The Rhode Island Brew Bus hits the road. Owner Bill Nangle says, “We are focusing on the craft of brewing and how it is made. This will not be a booze cruise — we are all about the education of great local beer!”

After more than two years of legal wrangling, Nikki’s Liquors moves to its gorgeous new location on Branch Ave in Providence.


After 18 years — and 1867 batches of brew! — Sean Larkin hangs up his mash paddle at Trinity Brewhouse and goes all in at Brutopia, where he ramps up production of Revival Brewing’s beers; bottles of Zeppelin and Burnside Pale Ale soon follow.

On August 1, Foolproof, Narragansett, Proclamation, and Trinity Brewhouse head north to Sierra Nevada’s Beer Camp Across America fest in Portland, ME, one of seven events in the “largest craft beer celebration in history” to toast the opening of SN’s new brewery in Mills River, NC.


Stevie D’s, the beer bar mecca in Cumberland, opens a second location at the former home of the legendary Lincoln Bar & Grille in Riverside.

Foolproof Brewing Company starts distributing in Vermont.

Tilted Barn Brewery, an offshoot of Matt and Kara Richardson’s Ocean State Hops farm, is licensed as the state’s first farm beer maker. [They share their first batch of brews on November 22.]


The second annual batch of Narragansett/Autocrat Coffee Milk Stout — six times bigger than the first release that disappeared in a week in 2013 — hits stores . . . ’Gansett expands its reach to Portland, OR and Chattanooga, TN. . . And they reveal their next mash-up: Lovecraft Honey Ale, a partnership with Revival Brewing [which will be released on January 19].

glass_and-Can Grey Sail launches Captain’s Daughter, a double IPA packed with Mosaic hops. You may have heard that it has made quite a splash.

Proclamation Ale announces an expansion; the news is modified and then updated on December 30.

San Francisco’s 21st Amendment Brewery, named after the ratification that repealed Prohibition; British Columbia’s Central City Brewers + Distillers [try their Red Betty IPA]; and Lewiston, ME’s Baxter Brewing squeeze onto local shelves and try to grab some tap handles.

The Providence Phoenix/NewPaper ends a 36-year run; the three-year-old Bottles & Cans & Just Claps Your Hands franchise goes all-digital and mostly-daily @


Revival, Grey Sail, Bucket Brewery, Brutopia, Narragansett, Trinity Brewhouse, and Foolproof are medalists at the 18th Annual Great International Beer & Cider Competition [click the link for the categories and winning brews].

Newport Storm’s Annual Release ’14 is most likely the “world’s first snow beer.”

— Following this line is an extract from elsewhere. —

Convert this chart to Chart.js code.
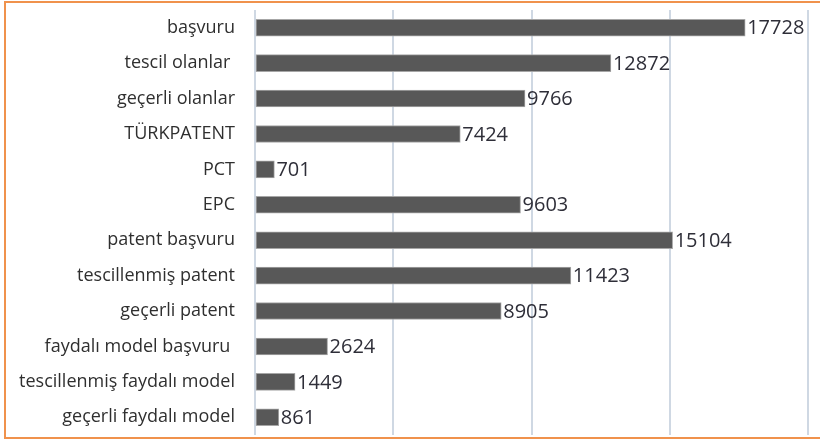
<!DOCTYPE html>
<html>
<head>
<meta charset="utf-8">
<script src="https://cdn.jsdelivr.net/npm/chart.js@4"></script>
<style>
  body { margin: 0; background: #fff; }
  #wrap { position: relative; width: 820px; height: 440px; }
  #frame {
    position: absolute; left: 4px; top: 1px; width: 830px; height: 434px;
    border: 2px solid #f0924c; pointer-events: none;
  }
</style>
</head>
<body>
<div id="wrap">
  <canvas id="chart" width="820" height="440"></canvas>
  <div id="frame"></div>
</div>
<script>
// data
const categories = ["başvuru", "tescil olanlar ", "geçerli olanlar", "TÜRKPATENT", "PCT", "EPC",
  "patent başvuru", "tescillenmiş patent", "geçerli patent", "faydalı model başvuru ",
  "tescillenmiş faydalı model", "geçerli faydalı model"];
const values = [17728, 12872, 9766, 7424, 701, 9603, 15104, 11423, 8905, 2624, 1449, 861];
const xTicks = [0, 5000, 10000, 15000, 20000];

// value labels at the end of each bar
const valueLabels = {
  id: "valueLabels",
  afterDatasetsDraw(chart) {
    const ctx = chart.ctx;
    const meta = chart.getDatasetMeta(0);
    ctx.save();
    ctx.font = "20px 'Open Sans'";
    ctx.fillStyle = "#2e2e38";
    ctx.textAlign = "left";
    ctx.textBaseline = "middle";
    meta.data.forEach((bar, i) => {
      ctx.fillText(values[i], bar.x + 2, bar.y + 1);
    });
    ctx.restore();
  }
};

const ctx = document.getElementById("chart").getContext("2d");
new Chart(ctx, {
  type: "bar",
  data: {
    labels: categories,
    datasets: [
      {
        data: values,
        backgroundColor: "#585858",
        borderColor: "#a6a6a6",
        borderWidth: 1,
        borderSkipped: false,
        barThickness: 17
      }
    ]
  },
  options: {
    indexAxis: "y",
    responsive: false,
    animation: false,
    layout: { padding: { left: 0, right: 12, top: 10, bottom: 5 } },
    plugins: { legend: { display: false }, tooltip: { enabled: false } },
    scales: {
      x: {
        min: 0,
        max: 20000,
        afterBuildTicks: (scale) => { scale.ticks = xTicks.map(v => ({ value: v })); },
        afterFit: (scale) => { scale.height = 0; scale.paddingLeft = 0; scale.paddingRight = 0; },
        ticks: { display: false },
        grid: { color: "#cfd8e3", lineWidth: 2, drawTicks: false },
        border: { display: false }
      },
      y: {
        afterFit: (scale) => { scale.width = 255; scale.paddingTop = 0; scale.paddingBottom = 0; },
        ticks: { color: "#2f2f2f", font: { family: "'Open Sans'", size: 18 }, padding: 20 },
        grid: { display: false, drawTicks: false },
        border: { display: false }
      }
    }
  },
  plugins: [valueLabels]
});
</script>
</body>
</html>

Crooked Current Brewery is the people’s choice in the 1st Annual Bottles & Cans & Just Clap Your Hands Favorite Rhode Island Brewery Poll.

Foolproof adds New Hampshire to its distro network, and Newport Storm starts shipping to Pennsylvania.

Grey Sail blows out three candles with the release of 3rd Anniversary, a top-notch imperial IPL, and Captain’s Daughter is deemed “a happy find” by the Boston Globe’s Gary Dzen.

The Brewers Association shares a slew of stats and stuff in their report, “The Year In Beer: 2014 Craft Beer In Review.”

Jack’s Abby Brewing may [“nothing is finalized”/keep your fingers crossed] come to Rhode Island in 2015 . . . .

Narragansett Beer prez Mark Hellendrung gives Bottles & Cans an exclusive peek at their plans for 2015.